Jeremiah’s cry went well beyond this, though. His original lament in our reading this morning was rooted in a world under attack. Just before these verses, the prophet describes the arrival of troops from the north as the people hear “the snorting of their horses” and “the neighing of their stallions,” and yet the prophet’s cries here make it clear that the people still have not responded to God’s invitation to find a new and different way. “Is the Lord not in Zion?” he asks. “Is her King not in her?” Everyone assumes that the destruction about to be let loose upon Israel can be blamed on the absence of God in their midst, and even God does not deny this, responding by saying, “Why have they provoked me to anger with their images, with their foreign idols?” The people seem to have it coming, yet they also assume that God will step up and save them, even though the seasons shift and turn and nothing has changed.
But this seeming anger is not the only divine emotion expressed here. The people of Israel are not just “sinners in the hands of an angry God,” to quote the famous sermon title of Jonathan Edwards, great preacher of the First Great Awakening. The prophet here insists that God is up to something more and very much interested in finding a new way:
For the hurt of my poor people I am hurt;
I mourn, and dismay has taken hold of me.
Is there no balm in Gilead?
Is there no physician there?
Why then has the health of my poor people not been restored?
O that my head were a spring of water,
and my eyes a fountain of tears,
so that I might weep day and night
for the slain of my poor people!
God clearly does not take joy in bringing down those who go astray but instead cries out with deep and real lamentation because things have taken such a nasty turn. God is not happy to pursue vengeance or restitution for the ways the people have offended but rather desires to restore the full health and wholeness of God’s people. God does not seek to kill the people who have so deeply offended but rather weeps day and night for the slain of the people of Israel.

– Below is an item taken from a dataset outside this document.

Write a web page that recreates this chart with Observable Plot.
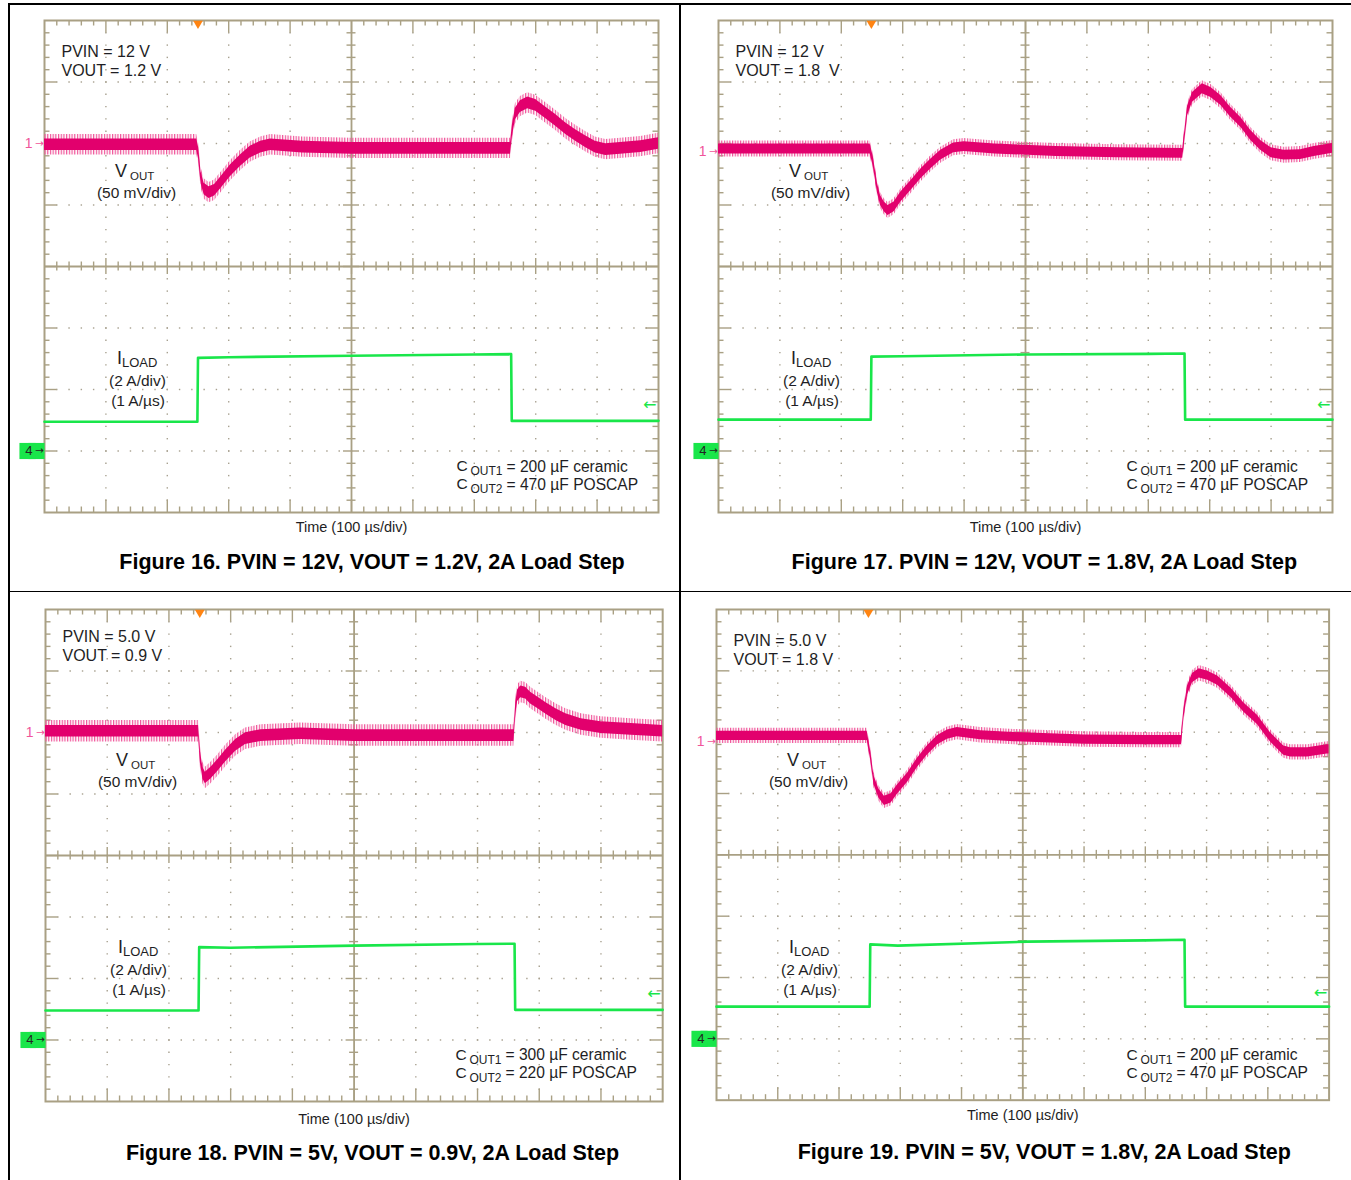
<!DOCTYPE html>
<html>
<head>
<meta charset="utf-8">
<script src="https://cdn.jsdelivr.net/npm/d3@7"></script>
<script src="https://cdn.jsdelivr.net/npm/@observablehq/plot@0.6"></script>
<style>
  html, body { margin: 0; padding: 0; background: #fff; }
  body { width: 1351px; height: 1180px; position: relative; overflow: hidden;
         font-family: "Liberation Sans", Arial, sans-serif; }
  .rule { position: absolute; background: #000; }
  svg.plot-panel { position: absolute; max-width: none !important; }
</style>
</head>
<body>
<svg width="0" height="0" style="position:absolute">
  <defs>
    <pattern id="spikes" patternUnits="userSpaceOnUse" width="2.7" height="12">
      <rect x="0" y="0" width="1.2" height="12" fill="#f0559a"></rect>
    </pattern>
  </defs>
</svg>
<div class="rule" style="left:8px;top:3px;width:1343px;height:1.5px"></div>
<div class="rule" style="left:8px;top:3px;width:1.5px;height:1177px"></div>
<div class="rule" style="left:679px;top:3px;width:1.5px;height:1177px"></div>
<div class="rule" style="left:8px;top:590.5px;width:1343px;height:1.5px"></div>
<script>
// ---------------- data (time in µs, VOUT deviation in mV, ILOAD in A) ----------------
const fig16VoutTime = [0, 248, 251, 255, 260, 268, 277, 287, 303, 319, 335, 352, 368, 420, 500, 600, 700, 759, 762, 767, 775, 787, 800, 816, 832, 849, 865, 881, 897, 914, 938, 971, 1000];
const fig16VoutMv   = [-1, -1, -8, -28, -37, -40, -38, -32, -22, -14, -7, -3, -1, -3, -4, -4, -4, -4, 10, 24, 30, 33, 31, 25, 19, 12, 6.5, 1.5, -3, -5, -4, -2.5, 0];
const fig16LoadTime = [0, 249, 250, 300, 500, 700, 760, 761, 1000];
const fig16LoadAmp  = [0.95, 0.95, 3.03, 3.05, 3.1, 3.14, 3.15, 0.98, 0.98];

const fig17VoutTime = [0, 100, 200, 247, 252, 259, 264, 270, 276, 286, 297, 313, 330, 346, 362, 383, 400, 450, 550, 650, 756, 760, 764, 772, 788, 802, 818, 834, 851, 867, 883, 900, 921, 948, 970, 1000];
const fig17VoutMv   = [2, 2, 2, 2, -8, -30, -40, -45, -48, -45, -37, -28, -18, -10, -3, 3, 4, 2, 0, -1, -1.5, 15, 33, 44, 51, 48, 41.5, 32, 23.5, 13, 5, -1, -3, -2.5, 0, 2.5];
const fig17LoadTime = [0, 248, 249, 300, 500, 700, 759, 760, 1000];
const fig17LoadAmp  = [1.02, 1.02, 3.07, 3.08, 3.14, 3.16, 3.17, 1.02, 1.02];

const fig18VoutTime = [0, 248, 251, 255, 259, 268, 279, 292, 308, 324, 349, 413, 500, 600, 700, 759, 762, 765, 770, 778, 786, 798, 811, 827, 843, 868, 900, 949, 1000];
const fig18VoutMv   = [1, 1, -20, -33, -37, -33, -27, -19, -10.5, -5, -2.5, -1, -2.5, -2.5, -2.5, -2.5, 19.5, 30, 33, 32, 28, 24, 19.5, 14.6, 10.5, 6.5, 4, 2.5, 1];
const fig18LoadTime = [0, 248, 249, 300, 500, 700, 760, 761, 1000];
const fig18LoadAmp  = [0.96, 0.96, 3.02, 3.0, 3.07, 3.12, 3.13, 0.98, 0.98];

const fig19VoutTime = [0, 100, 200, 246, 252, 257, 265, 274, 285, 295, 312, 328, 344, 361, 377, 393, 431, 486, 600, 700, 759, 763, 769, 777, 788, 802, 818, 840, 861, 883, 904, 926, 937, 965, 997, 1000];
const fig19VoutMv   = [5, 5, 5, 5, -12, -31, -42, -48, -46, -39, -29, -17, -7, 1.5, 6, 8, 5.5, 4, 2, 1.5, 1.5, 23, 42, 52, 56, 54, 50, 40, 28, 18, 4, -7, -8.5, -8.5, -6, -6];
const fig19LoadTime = [0, 250, 251, 296, 508, 700, 764, 765, 1000];
const fig19LoadAmp  = [1.05, 1.05, 3.08, 3.04, 3.17, 3.21, 3.23, 1.05, 1.05];

const figureTitles = [
  "Figure 16. PVIN = 12V, VOUT = 1.2V, 2A Load Step",
  "Figure 17. PVIN = 12V, VOUT = 1.8V, 2A Load Step",
  "Figure 18. PVIN = 5V, VOUT = 0.9V, 2A Load Step",
  "Figure 19. PVIN = 5V, VOUT = 1.8V, 2A Load Step"
];
const conditionLines = [
  ["PVIN = 12 V", "VOUT = 1.2 V"],
  ["PVIN = 12 V", "VOUT = 1.8  V"],
  ["PVIN = 5.0 V", "VOUT = 0.9 V"],
  ["PVIN = 5.0 V", "VOUT = 1.8 V"]
];
const cout1Labels = ["= 200 µF ceramic", "= 200 µF ceramic", "= 300 µF ceramic", "= 200 µF ceramic"];
const cout2Labels = ["= 470 µF POSCAP", "= 470 µF POSCAP", "= 220 µF POSCAP", "= 470 µF POSCAP"];
const timeLabel = "Time (100 µs/div)";
const voutScaleLabel = "(50 mV/div)";
const loadScaleLabels = ["(2 A/div)", "(1 A/µs)"];

const voutTimes = [fig16VoutTime, fig17VoutTime, fig18VoutTime, fig19VoutTime];
const voutMvs   = [fig16VoutMv, fig17VoutMv, fig18VoutMv, fig19VoutMv];
const loadTimes = [fig16LoadTime, fig17LoadTime, fig18LoadTime, fig19LoadTime];
const loadAmps  = [fig16LoadAmp, fig17LoadAmp, fig18LoadAmp, fig19LoadAmp];

// scope settings (divisions) and noise band (mV p-p) per capture
const voutRefDiv = [2.0, 1.87, 2.0, 1.84];
const loadRefDiv = [-3, -3, -3, -3];
const noisePP    = [9.5, 8, 9.5, 7.5];
const spikeMv    = [3.5, 2.5, 4, 2.5];
const triggerTime = [250, 249, 250, 248];
const triggerLevelA = [1.5, 1.5, 1.5, 1.5];

// ---------------- layout ----------------
const layouts = [
  {frame: [44, 20, 658, 512],       titleX: 371.5,  infoDy: 0,    coutDx: 412, timeDy: 14.5, titleDy: 50},
  {frame: [717.7, 20, 1331.7, 512], titleX: 1043.5, infoDy: 0,    coutDx: 408, timeDy: 15,   titleDy: 50},
  {frame: [44.5, 609, 661.7, 1101], titleX: 371.5,  infoDy: -3.5, coutDx: 410, timeDy: 18,   titleDy: 52},
  {frame: [715.7, 609.3, 1328.3, 1100], titleX: 1043.5, infoDy: 0.5, coutDx: 410, timeDy: 15, titleDy: 52}
];

const GRID = "#a9a084";
const DOTS = "#a8a190";
const PINK = "#e2006d";
const PINK_LIGHT = "#f0559a";
const GREEN = "#19e64a";
const TEXT = "#1e1e24";
const FONT = "Liberation Sans, Arial, sans-serif";
const ARROW_FONT = "DejaVu Sans, sans-serif";

const mL = 40, mT = 18, mR = 26, mB = 66;

figureTitles.forEach((title, i) => {
  const L = layouts[i];
  const [fl, ft, fr, fb] = L.frame;
  const fw = fr - fl, fh = fb - ft;
  const vref = voutRefDiv[i], iref = loadRefDiv[i], n = noisePP[i], s = spikeMv[i];

  const vout = voutTimes[i].map((t, k) => ({t, mv: voutMvs[i][k]}));
  const load = loadTimes[i].map((t, k) => ({t, a: loadAmps[i][k]}));

  // graticule (10 x 8 divisions, 5 minor per division)
  const minorX = d3.range(1, 50).map(k => k * 20);
  const minorY = d3.range(1, 40).map(k => -4 + k * 0.2);
  const majorX = d3.range(1, 10).map(k => k * 100).filter(v => v !== 500);
  const majorY = d3.range(1, 8).map(k => k - 4).filter(v => v !== 0);
  const gridDots = [
    ...d3.cross(majorX, minorY).map(([x, y]) => ({x, y})),
    ...d3.cross(minorX, majorY).map(([x, y]) => ({x, y}))
  ];
  const isMajX = v => Math.abs(v / 100 - Math.round(v / 100)) < 1e-6;
  const isMajY = v => Math.abs(v - Math.round(v)) < 1e-6;
  const minX = minorX.filter(v => !isMajX(v)), majX = minorX.filter(isMajX);
  const minY = minorY.filter(v => !isMajY(v)), majY = minorY.filter(isMajY);

  const textMark = (str, o) => Plot.text([str], {frameAnchor: "top-left", textAnchor: "start",
    lineAnchor: "middle", fill: TEXT, fontSize: 15.5, ...o});

  const info = conditionLines[i];
  const cx = L.coutDx;

  const plot = Plot.plot({
    width: fw + mL + mR, height: fh + mT + mB,
    marginLeft: mL, marginTop: mT, marginRight: mR, marginBottom: mB,
    x: {domain: [0, 1000], axis: null},
    y: {domain: [-4, 4], axis: null},
    style: {background: "transparent", overflow: "visible", fontFamily: FONT},
    marks: [
      // dotted grid
      Plot.dot(gridDots, {x: "x", y: "y", symbol: "square", r: 0.8, fill: DOTS, stroke: null}),
      // center cross-hair
      Plot.ruleX([500], {stroke: GRID, strokeWidth: 1.8}),
      Plot.ruleY([0], {stroke: GRID, strokeWidth: 1.8}),
      // ticks on center lines
      Plot.ruleX(minX, {x: d => d, y1: 0, y2: 0, insetTop: -4.5, insetBottom: -4.5, stroke: GRID, strokeWidth: 1.4}),
      Plot.ruleX(majX, {x: d => d, y1: 0, y2: 0, insetTop: -8, insetBottom: -8, stroke: GRID, strokeWidth: 1.4}),
      Plot.ruleY(minY, {y: d => d, x1: 500, x2: 500, insetLeft: -4.5, insetRight: -4.5, stroke: GRID, strokeWidth: 1.4}),
      Plot.ruleY(majY, {y: d => d, x1: 500, x2: 500, insetLeft: -8, insetRight: -8, stroke: GRID, strokeWidth: 1.4}),
      // ticks on frame edges (pointing inward)
      Plot.ruleX(minX, {x: d => d, insetBottom: fh - 5.5, stroke: GRID, strokeWidth: 1.4}),
      Plot.ruleX(majX, {x: d => d, insetBottom: fh - 12.5, stroke: GRID, strokeWidth: 1.4}),
      Plot.ruleX(minX, {x: d => d, insetTop: fh - 5.5, stroke: GRID, strokeWidth: 1.4}),
      Plot.ruleX(majX, {x: d => d, insetTop: fh - 12.5, stroke: GRID, strokeWidth: 1.4}),
      Plot.ruleY(minY, {y: d => d, insetRight: fw - 5.5, stroke: GRID, strokeWidth: 1.4}),
      Plot.ruleY(majY, {y: d => d, insetRight: fw - 12.5, stroke: GRID, strokeWidth: 1.4}),
      Plot.ruleY(minY, {y: d => d, insetLeft: fw - 5.5, stroke: GRID, strokeWidth: 1.4}),
      Plot.ruleY(majY, {y: d => d, insetLeft: fw - 12.5, stroke: GRID, strokeWidth: 1.4}),
      Plot.frame({stroke: GRID, strokeWidth: 2}),

      // VOUT trace: noise spikes (vertical hatch) + dense core band
      Plot.areaY(vout, {x: "t", y1: d => vref + (d.mv - n / 2 - s) / 50, y2: d => vref + (d.mv + n / 2 + s) / 50,
        fill: "url(#spikes)"}),
      Plot.areaY(vout, {x: "t", y1: d => vref + (d.mv - n / 2) / 50, y2: d => vref + (d.mv + n / 2) / 50,
        fill: PINK}),

      // ILOAD trace
      Plot.line(load, {x: "t", y: d => iref + d.a / 2, stroke: GREEN, strokeWidth: 2.6}),

      // channel 1 reference marker
      Plot.text(["1"], {y: [vref], frameAnchor: "left", textAnchor: "end", dx: -12, fill: PINK_LIGHT, fontSize: 14}),
      Plot.text(["→"], {y: [vref], frameAnchor: "left", textAnchor: "end", dx: -0.5, fill: PINK_LIGHT, fontSize: 10.5, fontFamily: ARROW_FONT}),
      // channel 4 reference marker (green tag)
      Plot.dot([iref], {y: d => d, frameAnchor: "left", symbol: "square", r: 9.1, dx: -8, fill: GREEN, stroke: null}),
      Plot.dot([iref], {y: d => d, frameAnchor: "left", symbol: "square", r: 9.1, dx: -17, fill: GREEN, stroke: null}),
      Plot.text(["4"], {y: [iref], frameAnchor: "left", textAnchor: "end", dx: -12, fill: "#222", fontSize: 13}),
      Plot.text(["→"], {y: [iref], frameAnchor: "left", textAnchor: "end", dx: -0.5, fill: "#222", fontSize: 10.5, fontFamily: ARROW_FONT}),
      // trigger position and trigger level markers
      Plot.dot([triggerTime[i]], {x: d => d, frameAnchor: "top", symbol: "triangle", rotate: 180, r: 3.6, dy: 3, fill: "#ff8412", stroke: null}),
      Plot.text(["←"], {y: [iref + triggerLevelA[i] / 2], frameAnchor: "right", textAnchor: "end", dx: -2, fill: GREEN, fontSize: 16, fontFamily: ARROW_FONT}),

      // condition labels
      textMark(info[0], {dx: 17, dy: 31 + L.infoDy, fontSize: 16}),
      textMark(info[1], {dx: 17, dy: 50 + L.infoDy, fontSize: 16}),
      // VOUT label
      textMark("V", {dx: 70.5, dy: 151, fontSize: 18}),
      textMark("OUT", {dx: 85.5, dy: 155.5, fontSize: 11.5}),
      textMark(voutScaleLabel, {dx: 92, dy: 173, textAnchor: "middle"}),
      // ILOAD label
      textMark("I", {dx: 72.5, dy: 337.5, fontSize: 18}),
      textMark("LOAD", {dx: 77.5, dy: 342, fontSize: 13}),
      textMark(loadScaleLabels[0], {dx: 93, dy: 361, textAnchor: "middle"}),
      textMark(loadScaleLabels[1], {dx: 93.5, dy: 381, textAnchor: "middle"}),
      // output capacitor labels
      textMark("C", {dx: cx, dy: 446, fontSize: 15.5}),
      textMark("OUT1", {dx: cx + 14, dy: 450.5, fontSize: 12}),
      textMark(cout1Labels[i], {dx: cx + 50, dy: 446, fontSize: 15.6}),
      textMark("C", {dx: cx, dy: 464, fontSize: 15.5}),
      textMark("OUT2", {dx: cx + 14, dy: 468.5, fontSize: 12}),
      textMark(cout2Labels[i], {dx: cx + 50, dy: 464, fontSize: 15.6}),
      // time axis label
      Plot.text([timeLabel], {frameAnchor: "bottom", lineAnchor: "middle", dy: L.timeDy, fill: TEXT, fontSize: 14.5}),
      // figure caption
      Plot.text([title], {frameAnchor: "bottom", lineAnchor: "middle", dx: L.titleX - (fl + fr) / 2, dy: L.titleDy,
        fill: "#000", fontSize: 21.5, fontWeight: "bold"})
    ]
  });
  plot.classList.add("plot-panel");
  plot.style.left = (fl - mL) + "px";
  plot.style.top = (ft - mT) + "px";
  document.body.appendChild(plot);
});
</script>
</body>
</html>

These are incredibly different words than those we heard only a week ago. Last Sunday we heard about how God rejoices when one sinner comes to repentance, about how God’s rejoicing is so deep and broad and wide that it gives us room to transform our own words and actions in our world so filled with pain and hurt. Yet these words of lamentation from Jeremiah this morning do not describe a different God but the same God. The same God who rejoices when humanity lives into God’s new way also weeps when we make a huge mess of things enough to put a whole people or nation or world at risk. The same God who rejoices like a shepherd finding a lost sheep or a woman locating a lost coin falls into mourning and dismay when any of God’s people are hurting. The same God who invites us to join in rejoicing because of God’s deep and wide grace for all creation also invites us to join in lamentation not only when there is no joy in Mudville, Flushing Meadows, or the Bronx, but also in Damascus, Nairobi, Peshawar, Chicago, Washington, or the homes of the hungry and hurting around us.
If we take all these words seriously and wish to join the full divine embrace of joy and lamentation, we may have to think differently about some things. We must take care when we claim God’s blessing upon us for the joy that comes our way, for if this divine blessing so fleeting that it becomes easy to question the presence of God in times of trouble, we have misunderstood the depth of God’s grace. We must not give thanks to God that we aren’t quite as bad off as that person over there, in whatever form that thanksgiving takes, for God does not rejoice in our good state but rather longs for justice and peace and relief for those who are in greatest need. And we must not feel the immediate and constant need to embrace some nugget of good in every situation, as we might do in trying—always ineffectively, I might add!—to comfort the family of one who has died with trite words that their loved one has “gone to a better place” or that untimely death is “part of God’s plan.” God does not offer words like these but instead cries out as we hear from the prophet today:
My joy is gone, grief is upon me, my heart is sick….
For the hurt of my poor people I am hurt;
I mourn, and dismay has taken hold of me.
With each passing day, I am more and more convinced that God ultimately desires our deepest and greatest honesty—our true, deep, heartfelt rejoicing when there is life to be celebrated and our honest and true lamentation when pain and hurt and strife are the real marks of the day. When we deal with others, then, the best we can offer them is time and space to make these same expressions of joy and sorrow, of thanksgiving and lament, for we know and trust that God is present with us and joins us wherever we are, in our joy and in our sorrow.
This amazing gift of God’s presence in joy and sorrow also calls us to transform our own lamentation for the pain and hurt of our lives and our world into action. We are called to cry out and work for peace in the midst of the wars of our world. We are called to respond with compassion and hope to those whose homes and lives have been touched by natural disasters. We are called not just to root out those who instigate horrible acts of terrorism but to enter into new ways of relationship with others in our world so that the anger and hurt that make such fertile ground for these things can finally be set aside. We are called to demand full enforcement of our current laws around gun control and to speak out for new, reasonable measures to prevent the kinds of massacres that keep happening, not just in dramatic incidents every couple months but every single day in so many places around our country. And we are called not just to make a difference for the hungry in our own community as we have done so well in our work with the Grace Church Food Pantry but to work on a broader scale to ensure that all people have access to the healthy food that they need to be well.
So may we join Jeremiah and God in the lamentations of our days, not just because there is no joy in Mudville or the baseball season hasn’t gone as we hoped but because there is yet more pain and sorrow in our lives and our world. And even as we lift our voices with cries of pain and hurt and dismay, may we join in God’s work of transforming this sadness into joy, of melting down the weapons of war to become the instruments of peace, of making a new and different way for all God’s people, for there is a balm in Gilead,the health of all people will be restored, and the sorrow of all will be washed away. Thanks be to God. Amen.